The Rumsfeld Doctrine hypothesized that given sufficiently advanced technology and best-of-the-best training for elite special operations forces, a superpower ought to be able to find, or else if need be recruit, disaffected elements in the targeted country, and incite them to civil war. As they will be a tiny rebel force, we can count on their government slaughtering them, and then, under the UN's "Responsibility to Protect" doctrine, we can use the fact that they're losing their civil war as diplomatic cover for providing them with satellite and computerized intel and precision drone and stealth-fighter air cover, and covert special operations force ground support. With those advantages over the national army, Rumsfeld and his fans argued, any group of rebels, no matter how small and how unpopular in their home country, ought to be able to seize and hold the capital indefinitely. With enough such special operations forces units and enough drone air strikes, the Rumsfeld Doctrine argues, we ought to be able to credibly threaten any country that doesn't bow to our diplomatic and economic sanctions, and, if that threat isn't enough, replace them with a grateful, and thus friendly, government. As cheap as those things are, we ought to be able to do those things as often as the President wants.

The Rumsfeld Doctrine was a disaster in Iraq. It was a disaster in Afghanistan. Oh, we can pretend that both cases were victories, because the Rumsfeld Doctrine is right in one narrow regard: a tiny America-backed rebel force can topple any third-world government. What they can't do, after that, is govern the country, not without popular support at home, near-universal diplomatic support, and millions of pairs of American boots on the ground to protect that government, and to protect and provision the country, during reconstruction. The net result, in both Afghanistan and Iraq, ended up being that even worse, even more anti-American, governments end up being the ones that seize power at the end of the civil war after the old regime falls. It turned out, in Afghanistan and Iraq, that "Gideon's band" can topple a government, but they can't build a new one.

I worry that the Obama administration considers Libya to be a Rumsfeld Doctrine success. In Libya, we did do it a little differently.
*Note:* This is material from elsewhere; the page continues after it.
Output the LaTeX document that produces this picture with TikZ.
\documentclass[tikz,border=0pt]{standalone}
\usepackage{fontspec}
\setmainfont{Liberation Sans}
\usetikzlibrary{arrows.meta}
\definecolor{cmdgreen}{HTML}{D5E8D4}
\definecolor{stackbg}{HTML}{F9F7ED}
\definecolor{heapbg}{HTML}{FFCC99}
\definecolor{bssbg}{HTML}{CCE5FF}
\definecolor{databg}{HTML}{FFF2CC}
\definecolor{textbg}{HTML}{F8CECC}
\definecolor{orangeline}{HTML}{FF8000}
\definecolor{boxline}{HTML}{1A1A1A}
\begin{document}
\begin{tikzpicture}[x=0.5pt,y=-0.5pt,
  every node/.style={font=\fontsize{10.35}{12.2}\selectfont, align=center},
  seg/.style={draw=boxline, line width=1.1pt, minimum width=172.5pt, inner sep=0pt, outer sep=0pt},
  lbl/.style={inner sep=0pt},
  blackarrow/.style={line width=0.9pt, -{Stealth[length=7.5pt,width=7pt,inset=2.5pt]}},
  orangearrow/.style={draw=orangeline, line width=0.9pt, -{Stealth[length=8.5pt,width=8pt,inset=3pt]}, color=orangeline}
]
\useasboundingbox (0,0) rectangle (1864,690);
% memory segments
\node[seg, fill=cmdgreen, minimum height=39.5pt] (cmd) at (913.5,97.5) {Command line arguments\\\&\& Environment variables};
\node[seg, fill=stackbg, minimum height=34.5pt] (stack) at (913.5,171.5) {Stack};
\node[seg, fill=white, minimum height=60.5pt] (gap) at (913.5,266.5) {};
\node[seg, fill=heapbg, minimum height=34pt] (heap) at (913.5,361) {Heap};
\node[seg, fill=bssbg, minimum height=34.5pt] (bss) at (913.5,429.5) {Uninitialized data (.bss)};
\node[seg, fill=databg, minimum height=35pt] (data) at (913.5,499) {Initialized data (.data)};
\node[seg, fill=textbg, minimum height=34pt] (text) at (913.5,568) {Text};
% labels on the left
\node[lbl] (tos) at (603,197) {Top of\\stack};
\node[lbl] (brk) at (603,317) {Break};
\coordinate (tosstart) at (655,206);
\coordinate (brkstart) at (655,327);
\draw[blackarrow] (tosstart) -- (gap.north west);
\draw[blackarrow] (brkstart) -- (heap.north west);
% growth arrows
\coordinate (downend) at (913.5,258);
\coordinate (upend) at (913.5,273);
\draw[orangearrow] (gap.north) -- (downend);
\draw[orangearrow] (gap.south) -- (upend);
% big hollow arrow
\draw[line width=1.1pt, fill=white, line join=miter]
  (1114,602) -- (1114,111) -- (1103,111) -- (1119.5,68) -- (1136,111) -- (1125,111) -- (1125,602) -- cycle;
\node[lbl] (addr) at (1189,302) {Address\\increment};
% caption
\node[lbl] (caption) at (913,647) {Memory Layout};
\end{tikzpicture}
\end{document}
We made one concession to Powell and put more effort into diplomacy and coalition building before we went in. (Neo-cons will never forgive Obama for that. Having to have allies who agree to take the lead? Strikes them as an unacceptable limitation on Presidential power, it limits the US to only using military force when somebody else says we can. And a tool that can only be used when somebody else lets us use it is barely better than not having the tool at all.) Our covert troops on the ground were even more covert. Obama was very, very proud when Tripoli fell and made only unconvincing tut-tut sounds when US-backed rebels killed Qaddafi in cold blood. But has Libya been a success for the Rumsfeld doctrine? The news out of Libya in the last couple of months hasn't been any better than the news out of Iraq in 2004: sectarian and tribal militias are slaughtering each other, and elements of the old regime are massing across the border biding their time.
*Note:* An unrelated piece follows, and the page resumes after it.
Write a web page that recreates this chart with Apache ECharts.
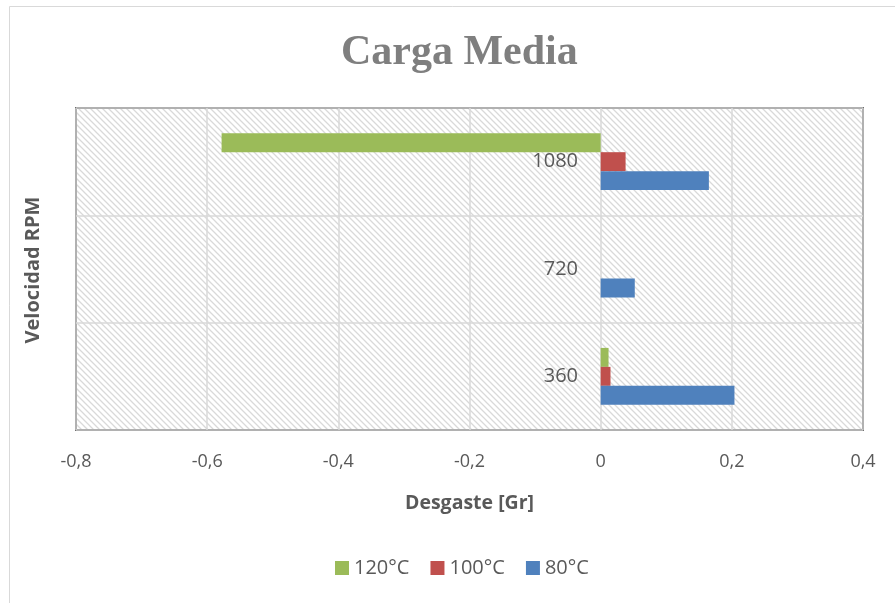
<!DOCTYPE html>
<html>
<head>
<meta charset="utf-8">
<script src="https://cdn.jsdelivr.net/npm/echarts@6/dist/echarts.min.js"></script>
<style>
  html, body { margin: 0; padding: 0; background: #fff; }
  #chart { width: 895px; height: 603px; }
</style>
</head>
<body>
<div id="chart"></div>
<script>
// datos
const categories = ['360', '720', '1080']
const serie80 = [0.204, 0.052, 0.165]
const serie100 = [0.015, 0, 0.038]
const serie120 = [0.012, 0, -0.578]
const xTicks = [-0.8, -0.6, -0.4, -0.2, 0, 0.2, 0.4]

// patrón de rayas diagonales para el fondo del área de trazado
function makeHatch() {
  const c = document.createElement('canvas')
  const s = 6
  c.width = s
  c.height = s
  const ctx = c.getContext('2d')
  ctx.fillStyle = '#ffffff'
  ctx.fillRect(0, 0, s, s)
  ctx.strokeStyle = '#d9d9d9'
  ctx.lineWidth = 1.3
  ctx.beginPath()
  ctx.moveTo(-1, -1); ctx.lineTo(s + 1, s + 1)
  ctx.moveTo(-1 - s, -1); ctx.lineTo(1, s + 1)
  ctx.moveTo(s - 1, -1); ctx.lineTo(2 * s + 1, s + 1)
  ctx.stroke()
  return c
}

const chart = echarts.init(document.getElementById('chart'))
const gray = '#595959'
const gridLeft = 76
const zeroX = 600 // las etiquetas del eje vertical van junto al 0

chart.setOption({
  animation: false,
  backgroundColor: '#fff',
  title: {
    text: 'Carga Media',
    left: 336,
    top: 27,
    textStyle: {
      fontFamily: 'Liberation Serif',
      fontWeight: 'bold',
      fontSize: 42,
      color: '#7f7f7f'
    }
  },
  graphic: [
    {
      type: 'rect',
      shape: { x: 9.5, y: 6.5, width: 900, height: 620 },
      style: { fill: 'none', stroke: '#d9d9d9', lineWidth: 1 },
      z: -1
    },
    {
      type: 'text',
      x: 33,
      y: 270,
      rotation: Math.PI / 2,
      style: {
        text: 'Velocidad RPM',
        font: 'bold 20px "Open Sans"',
        fill: gray,
        align: 'center',
        verticalAlign: 'middle'
      }
    }
  ],
  legend: {
    data: ['120°C', '100°C', '80°C'],
    bottom: 20,
    left: 330,
    icon: 'rect',
    itemWidth: 14,
    itemHeight: 14,
    itemGap: 21,
    textStyle: { fontFamily: 'Open Sans', fontSize: 20, color: gray }
  },
  grid: {
    left: gridLeft,
    right: 32,
    top: 108,
    bottom: 173,
    show: true,
    backgroundColor: { image: makeHatch(), repeat: 'repeat' },
    borderColor: '#000',
    borderWidth: 1.5
  },
  xAxis: {
    type: 'value',
    min: -0.8,
    max: 0.4,
    interval: 0.2,
    name: 'Desgaste [Gr]',
    nameLocation: 'middle',
    nameGap: 63,
    nameTextStyle: { fontFamily: 'Open Sans', fontWeight: 'bold', fontSize: 19.5, color: gray },
    axisLine: { show: false },
    axisTick: { show: false },
    axisLabel: {
      fontFamily: 'Open Sans',
      fontSize: 18,
      color: gray,
      margin: 23,
      formatter: v => {
        const t = xTicks.find(x => Math.abs(x - v) < 1e-9)
        return t === undefined ? '' : String(Math.round(t * 10) / 10).replace('.', ',')
      }
    },
    splitLine: { show: true, lineStyle: { color: '#d9d9d9', width: 1.5 } }
  },
  yAxis: {
    type: 'category',
    data: categories,
    axisLine: { show: false },
    axisTick: { show: false },
    axisLabel: {
      fontFamily: 'Open Sans',
      fontSize: 20,
      color: gray,
      margin: gridLeft - (zeroX - 22)
    },
    splitLine: { show: true, lineStyle: { color: '#d9d9d9', width: 1.5 } }
  },
  series: [
    {
      name: '120°C', type: 'bar', data: serie120,
      itemStyle: { color: '#9bbb59' },
      barGap: '0%', barCategoryGap: '47%'
    },
    {
      name: '100°C', type: 'bar', data: serie100,
      itemStyle: { color: '#c0504d' },
      barGap: '0%', barCategoryGap: '47%'
    },
    {
      name: '80°C', type: 'bar', data: serie80,
      itemStyle: { color: '#4f81bd' },
      barGap: '0%', barCategoryGap: '47%'
    }
  ]
})
</script>
</body>
</html>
And, although no US newspaper or TV station will tell you this, that is why Russia and China used their UN Security Council veto power to turn down the US-backed motion that we have a "Responsibility to Protect" anti-Alawite rebels in Homs and elsewhere in Syria. I don't think they're just being cynical when they observe that, while the "Responsibility to Protect" doctrine was promulgated after a genocidal civil war in sub-Saharan Africa, somehow it only gets invoked against oil-exporting states that the US has diplomatic problems with, and the facts are clearly on their side when they argue that the death toll among civilians in Libya, after our "Responsibility to Protect" intervention on behalf of the people of Benghazi, Libya is rapidly closing in on as many people as if we'd just let Qaddafi win; it's at best a net-break-even on human life and suffering, and will certainly be a net loss by the time the resulting Libyan Civil War grinds to a halt, who knows how many years from now.
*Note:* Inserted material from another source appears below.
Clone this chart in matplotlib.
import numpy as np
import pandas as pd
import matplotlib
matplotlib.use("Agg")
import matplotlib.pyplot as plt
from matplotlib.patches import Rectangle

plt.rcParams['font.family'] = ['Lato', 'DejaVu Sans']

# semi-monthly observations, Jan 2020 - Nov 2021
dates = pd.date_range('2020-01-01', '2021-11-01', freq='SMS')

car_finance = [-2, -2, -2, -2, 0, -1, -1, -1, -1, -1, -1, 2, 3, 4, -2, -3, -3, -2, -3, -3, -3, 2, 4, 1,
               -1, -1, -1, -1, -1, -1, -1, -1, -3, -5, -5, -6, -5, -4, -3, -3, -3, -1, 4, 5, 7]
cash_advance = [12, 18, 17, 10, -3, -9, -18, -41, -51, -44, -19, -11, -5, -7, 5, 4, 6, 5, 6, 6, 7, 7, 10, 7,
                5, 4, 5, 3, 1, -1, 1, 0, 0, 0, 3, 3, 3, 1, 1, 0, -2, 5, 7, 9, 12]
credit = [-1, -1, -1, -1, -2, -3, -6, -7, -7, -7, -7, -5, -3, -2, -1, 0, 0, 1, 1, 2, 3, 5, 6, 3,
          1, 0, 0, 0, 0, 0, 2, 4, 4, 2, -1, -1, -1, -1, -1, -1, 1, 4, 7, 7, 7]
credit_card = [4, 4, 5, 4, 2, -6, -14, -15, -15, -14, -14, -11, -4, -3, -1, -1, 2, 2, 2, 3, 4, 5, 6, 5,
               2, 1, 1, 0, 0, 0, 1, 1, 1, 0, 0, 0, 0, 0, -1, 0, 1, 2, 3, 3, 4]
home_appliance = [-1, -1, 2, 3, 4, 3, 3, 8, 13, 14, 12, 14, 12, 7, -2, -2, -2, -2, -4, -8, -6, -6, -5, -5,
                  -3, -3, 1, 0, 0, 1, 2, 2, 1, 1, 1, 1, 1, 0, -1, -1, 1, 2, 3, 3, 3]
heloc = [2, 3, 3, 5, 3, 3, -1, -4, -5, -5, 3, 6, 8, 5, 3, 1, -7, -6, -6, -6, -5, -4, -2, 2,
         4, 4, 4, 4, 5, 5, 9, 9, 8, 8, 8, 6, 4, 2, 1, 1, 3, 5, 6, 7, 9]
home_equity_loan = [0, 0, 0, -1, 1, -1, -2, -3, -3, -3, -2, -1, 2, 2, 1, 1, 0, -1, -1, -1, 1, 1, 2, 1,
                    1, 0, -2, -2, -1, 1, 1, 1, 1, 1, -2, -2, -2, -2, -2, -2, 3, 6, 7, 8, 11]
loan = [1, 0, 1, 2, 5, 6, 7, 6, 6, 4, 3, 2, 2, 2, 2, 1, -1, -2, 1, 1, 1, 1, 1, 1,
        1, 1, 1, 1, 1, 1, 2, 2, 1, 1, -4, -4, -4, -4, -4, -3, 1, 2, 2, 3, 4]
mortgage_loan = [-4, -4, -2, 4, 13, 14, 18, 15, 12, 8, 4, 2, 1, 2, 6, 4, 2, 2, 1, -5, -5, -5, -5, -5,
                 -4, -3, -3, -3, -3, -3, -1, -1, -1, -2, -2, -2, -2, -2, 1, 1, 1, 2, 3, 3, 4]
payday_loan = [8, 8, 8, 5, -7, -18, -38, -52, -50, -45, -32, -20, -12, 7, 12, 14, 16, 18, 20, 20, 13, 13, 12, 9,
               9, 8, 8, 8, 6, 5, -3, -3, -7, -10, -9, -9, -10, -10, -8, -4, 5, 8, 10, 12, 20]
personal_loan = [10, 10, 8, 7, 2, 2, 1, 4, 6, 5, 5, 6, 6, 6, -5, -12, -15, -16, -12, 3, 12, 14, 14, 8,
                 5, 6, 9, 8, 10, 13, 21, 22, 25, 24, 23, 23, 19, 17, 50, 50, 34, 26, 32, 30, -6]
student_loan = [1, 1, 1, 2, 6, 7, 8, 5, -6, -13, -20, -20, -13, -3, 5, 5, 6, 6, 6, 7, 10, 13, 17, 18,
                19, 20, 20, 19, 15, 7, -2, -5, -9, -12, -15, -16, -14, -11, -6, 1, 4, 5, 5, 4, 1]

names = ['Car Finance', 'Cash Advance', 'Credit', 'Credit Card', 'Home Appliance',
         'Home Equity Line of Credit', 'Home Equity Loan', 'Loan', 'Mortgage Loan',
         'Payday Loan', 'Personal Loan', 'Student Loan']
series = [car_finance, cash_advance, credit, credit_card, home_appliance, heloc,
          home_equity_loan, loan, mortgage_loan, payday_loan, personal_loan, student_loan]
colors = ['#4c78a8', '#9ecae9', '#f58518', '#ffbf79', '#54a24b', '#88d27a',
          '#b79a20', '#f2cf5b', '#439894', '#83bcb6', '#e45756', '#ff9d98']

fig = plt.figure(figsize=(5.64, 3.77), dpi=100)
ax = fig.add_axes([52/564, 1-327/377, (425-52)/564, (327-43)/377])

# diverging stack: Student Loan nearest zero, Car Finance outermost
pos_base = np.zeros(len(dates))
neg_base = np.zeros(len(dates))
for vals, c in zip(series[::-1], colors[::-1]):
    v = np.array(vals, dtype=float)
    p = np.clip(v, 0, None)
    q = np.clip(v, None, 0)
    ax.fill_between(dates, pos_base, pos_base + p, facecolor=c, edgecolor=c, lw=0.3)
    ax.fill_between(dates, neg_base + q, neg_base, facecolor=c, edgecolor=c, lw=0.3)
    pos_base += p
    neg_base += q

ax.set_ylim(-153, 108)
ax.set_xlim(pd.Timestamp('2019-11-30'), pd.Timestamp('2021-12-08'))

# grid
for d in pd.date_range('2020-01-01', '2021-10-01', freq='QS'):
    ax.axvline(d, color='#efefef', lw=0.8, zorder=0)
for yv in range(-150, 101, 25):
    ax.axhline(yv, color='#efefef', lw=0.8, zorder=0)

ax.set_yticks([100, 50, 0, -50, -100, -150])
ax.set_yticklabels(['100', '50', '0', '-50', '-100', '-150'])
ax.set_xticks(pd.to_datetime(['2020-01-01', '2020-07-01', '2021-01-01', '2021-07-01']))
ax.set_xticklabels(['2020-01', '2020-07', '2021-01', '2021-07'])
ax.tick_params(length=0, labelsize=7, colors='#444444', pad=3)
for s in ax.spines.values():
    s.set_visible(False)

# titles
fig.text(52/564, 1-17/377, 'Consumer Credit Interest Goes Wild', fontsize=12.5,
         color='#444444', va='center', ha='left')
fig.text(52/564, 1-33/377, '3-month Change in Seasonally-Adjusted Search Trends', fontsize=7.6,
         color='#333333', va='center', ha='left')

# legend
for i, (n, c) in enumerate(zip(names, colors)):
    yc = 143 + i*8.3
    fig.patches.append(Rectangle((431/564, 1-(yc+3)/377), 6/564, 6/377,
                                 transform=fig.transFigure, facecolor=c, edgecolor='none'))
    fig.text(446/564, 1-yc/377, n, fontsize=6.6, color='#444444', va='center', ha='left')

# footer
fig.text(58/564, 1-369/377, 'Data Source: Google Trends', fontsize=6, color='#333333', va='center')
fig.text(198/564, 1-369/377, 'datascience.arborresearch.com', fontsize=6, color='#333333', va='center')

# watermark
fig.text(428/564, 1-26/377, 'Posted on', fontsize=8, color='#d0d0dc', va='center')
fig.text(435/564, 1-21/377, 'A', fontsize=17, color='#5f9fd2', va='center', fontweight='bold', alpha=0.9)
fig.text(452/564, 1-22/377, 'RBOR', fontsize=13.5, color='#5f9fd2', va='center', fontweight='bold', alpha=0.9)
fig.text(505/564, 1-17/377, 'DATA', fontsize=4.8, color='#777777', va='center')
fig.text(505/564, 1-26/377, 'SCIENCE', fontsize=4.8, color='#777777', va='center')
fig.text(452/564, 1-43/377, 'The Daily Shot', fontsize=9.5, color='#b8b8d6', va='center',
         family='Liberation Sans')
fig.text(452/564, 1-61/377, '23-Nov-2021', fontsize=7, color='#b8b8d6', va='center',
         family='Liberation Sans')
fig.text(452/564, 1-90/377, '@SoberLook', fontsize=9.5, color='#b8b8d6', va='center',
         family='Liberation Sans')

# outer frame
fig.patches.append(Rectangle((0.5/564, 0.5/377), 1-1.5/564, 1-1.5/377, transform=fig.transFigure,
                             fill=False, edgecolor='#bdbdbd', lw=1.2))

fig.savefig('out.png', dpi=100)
In the days immediately following 9/11, neo-cons crowed that this meant it was only a matter of time before they got the wars they wanted. Afghanistan, which actually attacked us, was never more than an unwanted distraction from the wars they really wanted: Rumsfeld-Doctrine colonial adventures to replace anti-US governments in Iraq, Iran, and Syria. And, as the US has openly said that they intend to find some way around that Security Council veto, it looks like they were right; it's only a matter of time before our Nobel Peace Prize winning President finishes George W. Bush's dream of launching at least one more colonial adventure in the Middle East.

(Oh, and have you heard? According to the New York Times, Iran is pursuing Weapons of Mass Destruction! And is in contact with Al Qaeda! If we don't act now, the smoking gun could be a mushroom cloud!)

The "Responsibility to Protect" UN doctrine was, as I said, first promulgated by then-outgoing President Bill Clinton. He counts his failure to send US troops to stop the genocidal Tutsi/Hutu civil wars in Rwanda and Burundi as the biggest mistake of his two terms in office. He, and others, argued that no matter what the UN Treaty originally said about aggressive war, there must be something the UN can do, there must be something the world's superpowers can do, there must be something the US can do, to stop genocidal slaughter of civilians - that it's happening in a sovereign country that isn't at war with anybody else can't possibly mean that the rest of us have to stand by and do nothing, he argued, and many others have agreed. I stand by what I said at the time: if you do not have the ability, you do not have the responsibility. You cannot be held morally accountable for something you were incapable of doing. And Colin Powell keeps being proven right: no, we cannot overthrow every evil government in the world, because the only kind of war that's actually capable of doing it is one that we can only afford to use the one or two times per generation that we come under attack ourselves. Even if post-Rumsfeld generals find a way to topple governments that slaughter their own people, we cannot afford the manpower and the money it would cost to reconstruct those countries afterwards, and without that reconstruction, the slaughter only ends up worse, not better.